A few years ago, I was walking through the office and someone asked if we had a test written for a bug that was just found. Was pretty proud to say that we did.

They then asked when was the last time it ran. I froze I had no idea. It was pretty embracing. Literally I had no idea. Couldn’t even give a ball park answer.

Didn’t want to lie so I said I would tell them later after looking.

Here are a few options if you have no idea when you should be running your test.

A] Nightly Runs The most common case. All test are ran nightly on the latest stable build. That 5+ hour test run time don’t matter that much if they run while everyones asleep.

B] Smoke Run After Commit Another common Cause. Unit & Smoke test are ran after every commit to a particular branch. These types of runs are normally done to save the test teams time. Just like it isn’t smart to test if the car can run, if it didn’t have a working engine.
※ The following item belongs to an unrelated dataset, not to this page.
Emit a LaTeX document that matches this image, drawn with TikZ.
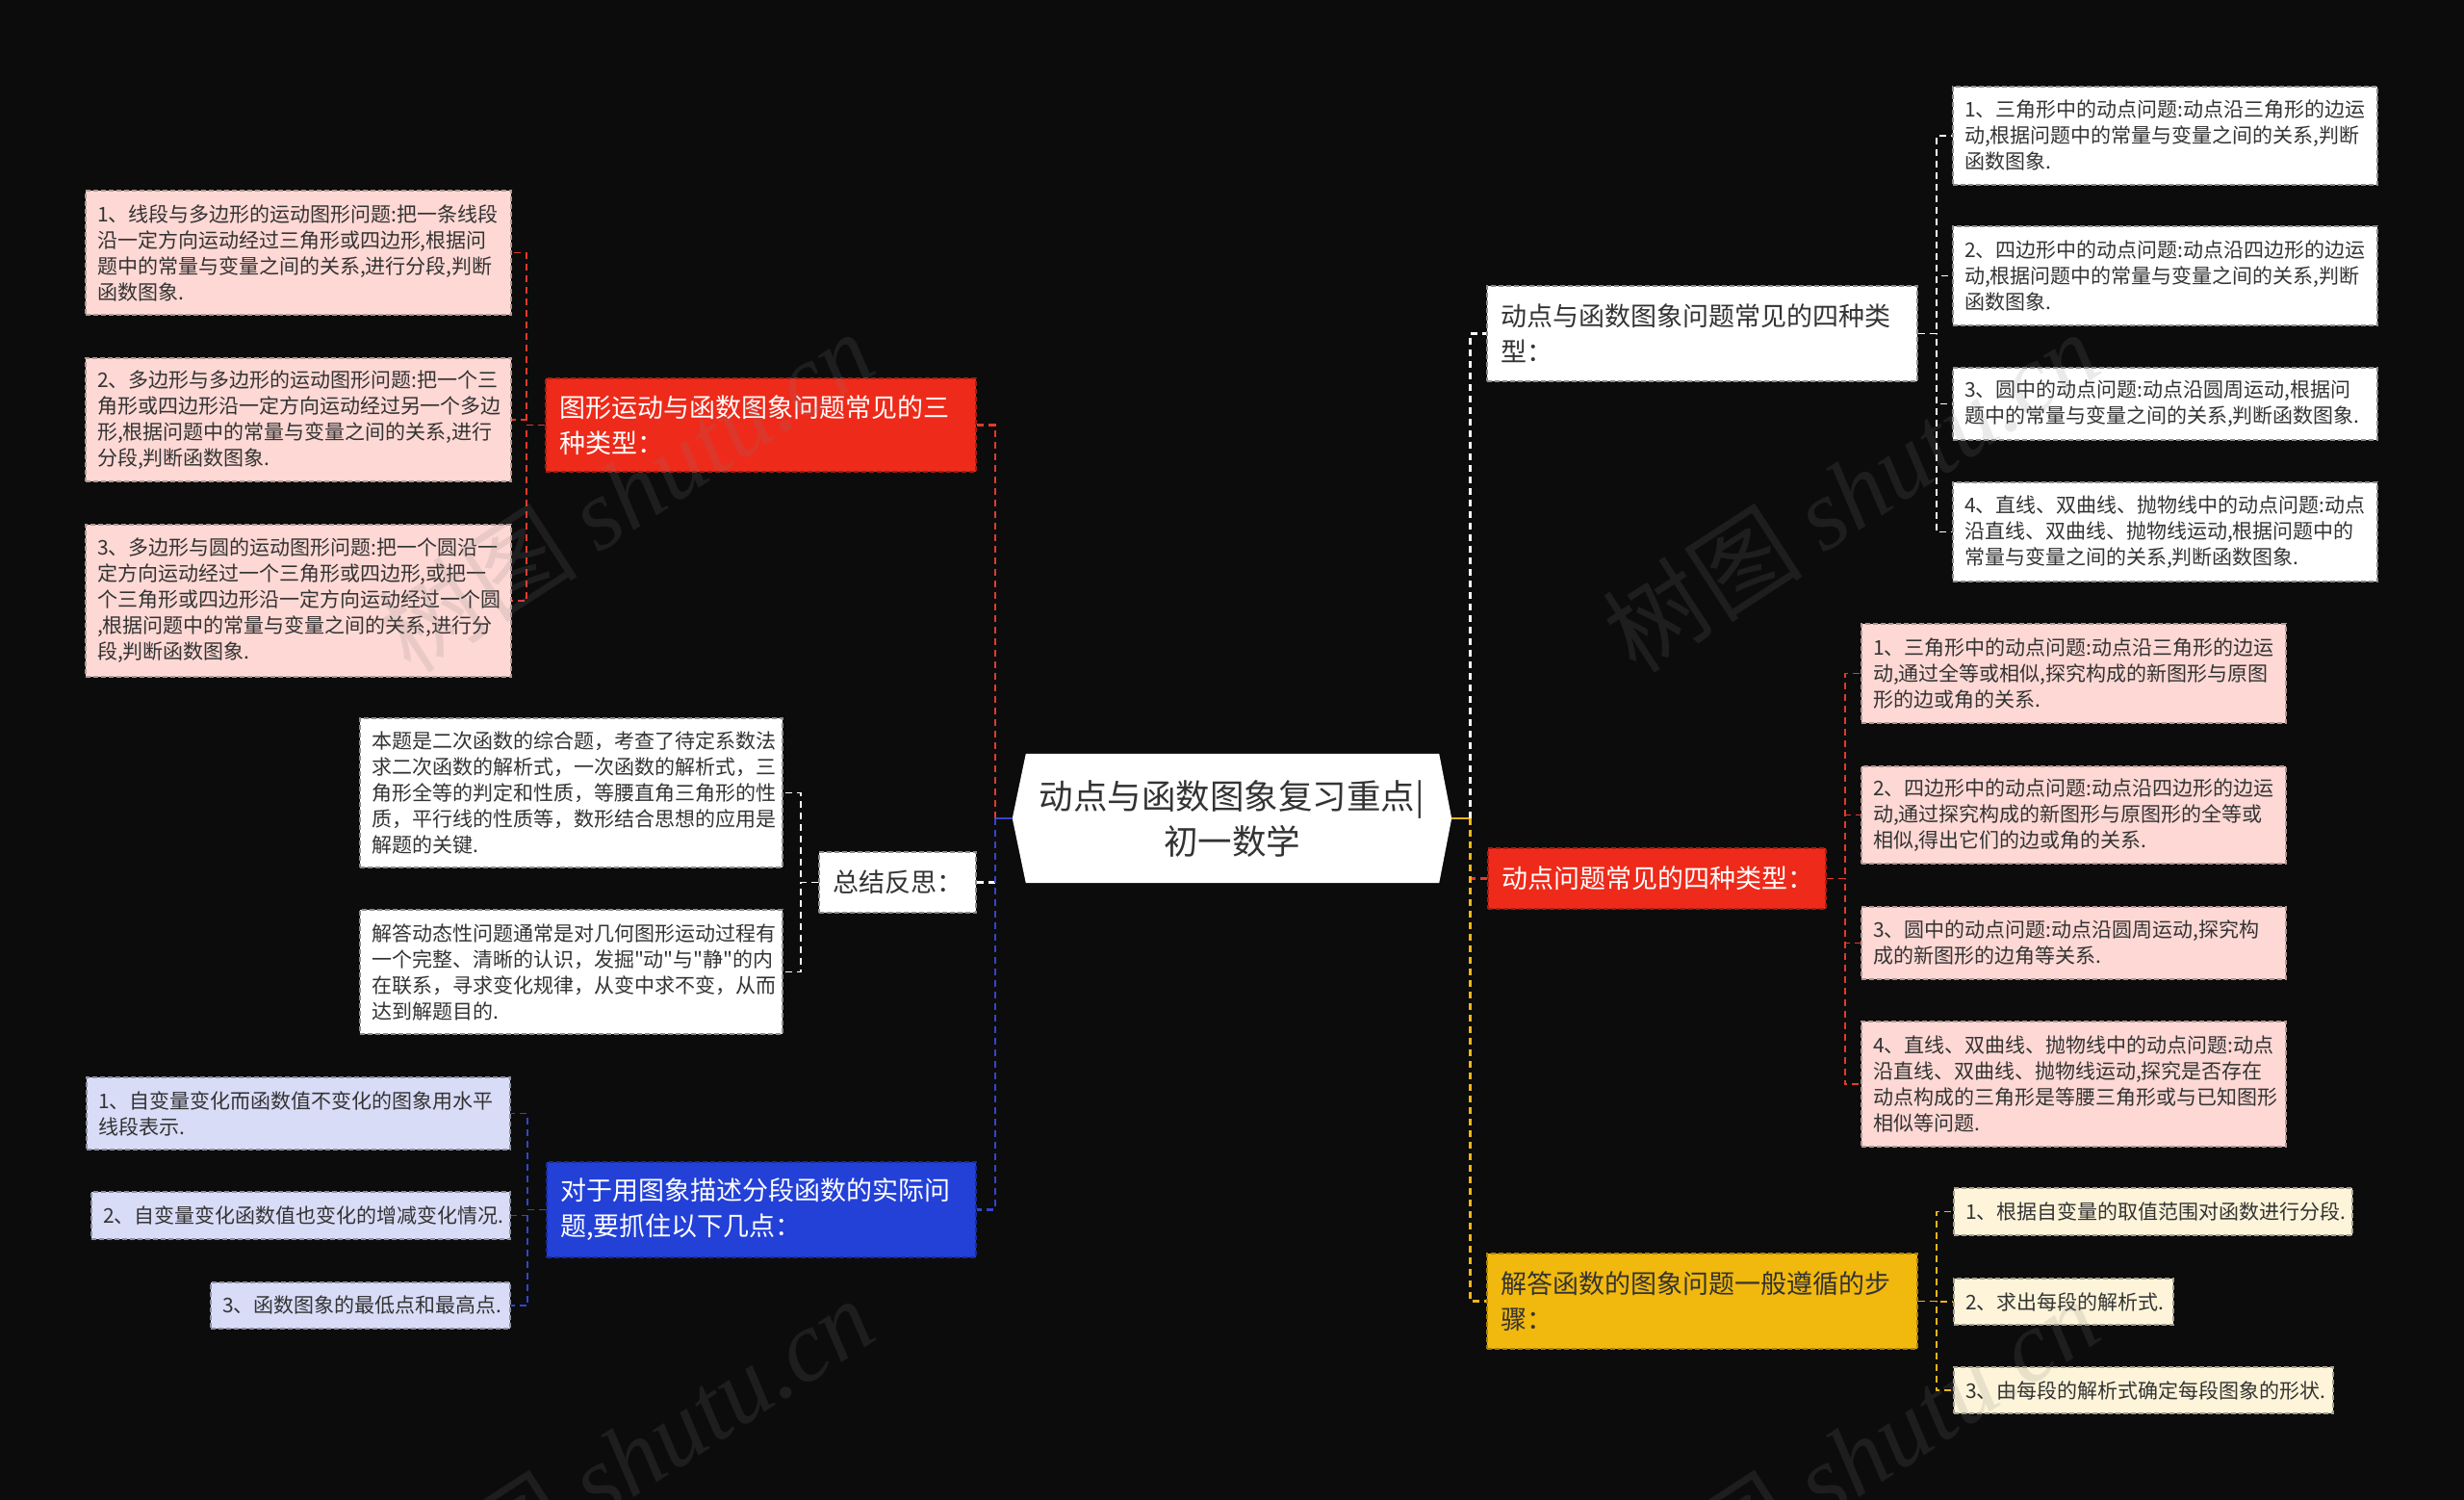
\documentclass[tikz,border=0pt]{standalone}
\usepackage{fontspec}
\setmainfont{Noto Sans CJK SC}[Ligatures=TeXOff]
\newfontfamily\wmfont{Liberation Serif}
\usetikzlibrary{calc}
\pgfdeclarelayer{bglayer}
\pgfsetlayers{bglayer,main}

\definecolor{bgc}{HTML}{0C0C0C}
\definecolor{redm}{HTML}{EE2A1A}
\definecolor{bluem}{HTML}{2340D7}
\definecolor{yelm}{HTML}{F1B80D}
\definecolor{pinkc}{HTML}{FDD8D4}
\definecolor{bluec}{HTML}{D9DCF7}
\definecolor{yelc}{HTML}{FDF4D9}
\definecolor{txt}{HTML}{333333}
\definecolor{redl}{HTML}{E23A2C}
\definecolor{bluel}{HTML}{3346CC}
\definecolor{yell}{HTML}{EDB61C}
\definecolor{wmc}{HTML}{808080}

\tikzset{
  basebox/.style={draw, dash pattern=on 5pt off 3pt, line width=1.4pt, align=left, inner ysep=4pt},
  childbox/.style={basebox, inner xsep=12pt, font=\fontsize{21pt}{27pt}\selectfont, text=txt},
  mainbox/.style={basebox, inner xsep=14pt, font=\fontsize{27pt}{37pt}\selectfont},
  pinkbox/.style={childbox, fill=pinkc, draw=pinkc!70!black},
  lbluebox/.style={childbox, fill=bluec, draw=bluec!65!black},
  lyelbox/.style={childbox, fill=yelc, draw=yelc!65!black},
  whitebox/.style={childbox, fill=white, draw=black!45},
  redmainbox/.style={mainbox, fill=redm, draw=redm!70!black, text=white},
  bluemainbox/.style={mainbox, fill=bluem, draw=bluem!70!black, text=white},
  yelmainbox/.style={mainbox, fill=yelm, draw=yelm!70!black, text=txt},
  whitemainbox/.style={mainbox, fill=white, draw=black!45, text=txt},
  conbase/.style={dash pattern=on 7pt off 5pt},
  redcon/.style={conbase, draw=redl, line width=2.6pt},
  bluecon/.style={conbase, draw=bluel, line width=2.6pt},
  yelcon/.style={conbase, draw=yell, line width=2.6pt},
  whitecon/.style={conbase, draw=white, line width=2.6pt},
  redchild/.style={conbase, draw=redl, line width=1.8pt},
  bluechild/.style={conbase, draw=bluel, line width=1.8pt},
  yelchild/.style={conbase, draw=yell, line width=1.8pt},
  whitechild/.style={conbase, draw=white, line width=1.8pt},
  wmark/.style={text=wmc, opacity=0.16, font=\fontsize{104pt}{104pt}\selectfont, rotate=33},
}

\begin{document}
\begin{tikzpicture}[x=1pt,y=-1pt]
\useasboundingbox (0,0) rectangle (2560,1558);
\clip (0,0) rectangle (2560,1558);

% ---------- centre ----------
\node[font=\fontsize{35.5pt}{47pt}\selectfont, text=txt, align=center,
      minimum width=456pt, minimum height=134pt, inner sep=0pt] (c) at (1280,850)
  {动点与函数图象复习重点|\\初一数学};

\begin{pgfonlayer}{bglayer}
  \fill[bgc] (0,0) rectangle (2560,1558);
  \fill[white] (c.west) -- ([xshift=14pt]c.north west) -- ([xshift=-13pt]c.north east)
     -- (c.east) -- ([xshift=-13pt]c.south east) -- ([xshift=14pt]c.south west) -- cycle;
\end{pgfonlayer}

% ---------- left: red main and children ----------
\node[redmainbox, text width=419pt, minimum height=97pt] (ra) at (790.5,441.5)
  {图形运动与函数图象问题常见的三\\种类型：};
\node[pinkbox, text width=418pt, minimum height=129pt] (l1) at (310,262.5)
  {1、线段与多边形的运动图形问题:把一条线段\\沿一定方向运动经过三角形或四边形,根据问\\题中的常量与变量之间的关系,进行分段,判断\\函数图象.};
\node[pinkbox, text width=418pt, minimum height=128pt] (l2) at (310,436)
  {2、多边形与多边形的运动图形问题:把一个三\\角形或四边形沿一定方向运动经过另一个多边\\形,根据问题中的常量与变量之间的关系,进行\\分段,判断函数图象.};
\node[pinkbox, text width=418pt, minimum height=158pt] (l3) at (310,624)
  {3、多边形与圆的运动图形问题:把一个圆沿一\\定方向运动经过一个三角形或四边形,或把一\\个三角形或四边形沿一定方向运动经过一个圆\\,根据问题中的常量与变量之间的关系,进行分\\段,判断函数图象.};

% ---------- left: summary ----------
\node[whitemainbox, text width=135pt, minimum height=63pt] (sum) at (932.5,916.5)
  {总结反思：};
\node[whitebox, text width=415pt, minimum height=155pt] (s1) at (593.5,823.5)
  {本题是二次函数的综合题，考查了待定系数法\\求二次函数的解析式，一次函数的解析式，三\\角形全等的判定和性质，等腰直角三角形的性\\质，平行线的性质等，数形结合思想的应用是\\解题的关键.};
\node[whitebox, text width=415pt, minimum height=129pt] (s2) at (593.5,1009.5)
  {解答动态性问题通常是对几何图形运动过程有\\一个完整、清晰的认识，发掘"动"与"静"的内\\在联系，寻求变化规律，从变中求不变，从而\\达到解题目的.};

% ---------- left: blue main and children ----------
\node[bluemainbox, text width=418pt, minimum height=99pt] (ba) at (791,1256.5)
  {对于用图象描述分段函数的实际问\\题,要抓住以下几点：};
\node[lbluebox, text width=416pt, minimum height=75pt] (b1) at (310,1156.5)
  {1、自变量变化而函数值不变化的图象用水平\\线段表示.};
\node[lbluebox, text width=411pt, minimum height=49pt] (b2) at (312.5,1262.5)
  {2、自变量变化函数值也变化的增减变化情况.};
\node[lbluebox, text width=287pt, minimum height=48pt] (b3) at (374.5,1356)
  {3、函数图象的最低点和最高点.};

% ---------- right: white main and children ----------
\node[whitemainbox, text width=419pt, minimum height=99pt] (wm) at (1768.5,346.5)
  {动点与函数图象问题常见的四种类\\型：};
\node[whitebox, text width=417pt, minimum height=102pt] (w1) at (2249.5,141)
  {1、三角形中的动点问题:动点沿三角形的边运\\动,根据问题中的常量与变量之间的关系,判断\\函数图象.};
\node[whitebox, text width=417pt, minimum height=103pt] (w2) at (2249.5,286.5)
  {2、四边形中的动点问题:动点沿四边形的边运\\动,根据问题中的常量与变量之间的关系,判断\\函数图象.};
\node[whitebox, text width=417pt, minimum height=75pt] (w3) at (2249.5,419.5)
  {3、圆中的动点问题:动点沿圆周运动,根据问\\题中的常量与变量之间的关系,判断函数图象.};
\node[whitebox, text width=417pt, minimum height=103pt] (w4) at (2249.5,552.5)
  {4、直线、双曲线、抛物线中的动点问题:动点\\沿直线、双曲线、抛物线运动,根据问题中的\\常量与变量之间的关系,判断函数图象.};

% ---------- right: red main and children ----------
\node[redmainbox, text width=323pt, minimum height=63pt] (rm) at (1721.5,912.5)
  {动点问题常见的四种类型：};
\node[pinkbox, text width=417pt, minimum height=103pt] (p1) at (2154.5,699.5)
  {1、三角形中的动点问题:动点沿三角形的边运\\动,通过全等或相似,探究构成的新图形与原图\\形的边或角的关系.};
\node[pinkbox, text width=417pt, minimum height=101pt] (p2) at (2154.5,846.5)
  {2、四边形中的动点问题:动点沿四边形的边运\\动,通过探究构成的新图形与原图形的全等或\\相似,得出它们的边或角的关系.};
\node[pinkbox, text width=417pt, minimum height=75pt] (p3) at (2154.5,979.5)
  {3、圆中的动点问题:动点沿圆周运动,探究构\\成的新图形的边角等关系.};
\node[pinkbox, text width=417pt, minimum height=130pt] (p4) at (2154.5,1126)
  {4、直线、双曲线、抛物线中的动点问题:动点\\沿直线、双曲线、抛物线运动,探究是否存在\\动点构成的三角形是等腰三角形或与已知图形\\相似等问题.};

% ---------- right: yellow main and children ----------
\node[yelmainbox, text width=419pt, minimum height=99pt] (ym) at (1768.5,1351.5)
  {解答函数的图象问题一般遵循的步\\骤：};
\node[lyelbox, text width=390pt, minimum height=49pt] (y1) at (2237,1258.5)
  {1、根据自变量的取值范围对函数进行分段.};
\node[lyelbox, text width=204pt, minimum height=48pt] (y2) at (2144,1352)
  {2、求出每段的解析式.};
\node[lyelbox, text width=370pt, minimum height=48pt] (y3) at (2227,1444)
  {3、由每段的解析式确定每段图象的形状.};

% ---------- junction coordinates ----------
\coordinate (sL) at ([xshift=-18pt]c.west);
\coordinate (sR) at ([xshift=19pt]c.east);
\coordinate (raJ) at ([xshift=-19pt]ra.west);
\coordinate (sumJ) at ([xshift=-18pt]sum.west);
\coordinate (baJ) at ([xshift=-19pt]ba.west);
\coordinate (wmJ) at ([xshift=19pt]wm.east);
\coordinate (rmJ) at ([xshift=19pt]rm.east);
\coordinate (ymJ) at ([xshift=19pt]ym.east);

% ---------- centre connectors ----------
\draw[whitecon] (sum.east) -- (sum.east -| sL);
\draw[bluel, line width=2.6pt] (c.west) -- (sL);
\draw[redcon] (sL) |- (ra.east);
\draw[bluecon] (sL) |- (ba.east);

\draw[redcon] (rm.west) -- (rm.west -| sR);
\draw[yell, line width=2.6pt] (c.east) -- (sR);
\draw[whitecon] (sR) |- (wm.west);
\draw[yelcon] (sR) |- (ym.west);

% ---------- child connectors ----------
\foreach \n in {l1,l2,l3} \draw[redchild] (ra.west) -- (raJ) |- (\n.east);
\foreach \n in {s1,s2} \draw[whitechild] (sum.west) -- (sumJ) |- (\n.east);
\foreach \n in {b1,b2,b3} \draw[bluechild] (ba.west) -- (baJ) |- (\n.east);
\foreach \n in {w1,w2,w3,w4} \draw[whitechild] (wm.east) -- (wmJ) |- (\n.west);
\foreach \n in {p1,p2,p3,p4} \draw[redchild] (rm.east) -- (rmJ) |- (\n.west);
\foreach \n in {y1,y2,y3} \draw[yelchild] (ym.east) -- (ymJ) |- (\n.west);

% ---------- watermarks ----------
\node[wmark] (wk1) at (650,510) {树图\ {\wmfont\itshape shutu.cn}};
\node[wmark] (wk2) at (1923,510) {树图\ {\wmfont\itshape shutu.cn}};
\node[wmark] (wk3) at (650,1514) {树图\ {\wmfont\itshape shutu.cn}};
\node[wmark] (wk4) at (1923,1514) {树图\ {\wmfont\itshape shutu.cn}};
\end{tikzpicture}
\end{document}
There’s no need to do in-depth testing on a broken build.

C] Release Regression Nothing new here. Before every release you’ll want to do some type of regression.

D] Feature Regression Sometime you’re making a change to the system that isolated to one area. You’ll want to hit that area pretty hard to make sure that no major bugs go through. That’s when a targeted automated regression it really helpful.

E] Unit Test Before Builds The point here is to get some quick feedback. Normally you want your build to max out at 10 minutes. It’s worth putting in concentrated effort to make it happen, because every minute you reduce off the build time is a minute saved for each developer every time they commit. Unit test normally run very quickly so they are a great candidate for this.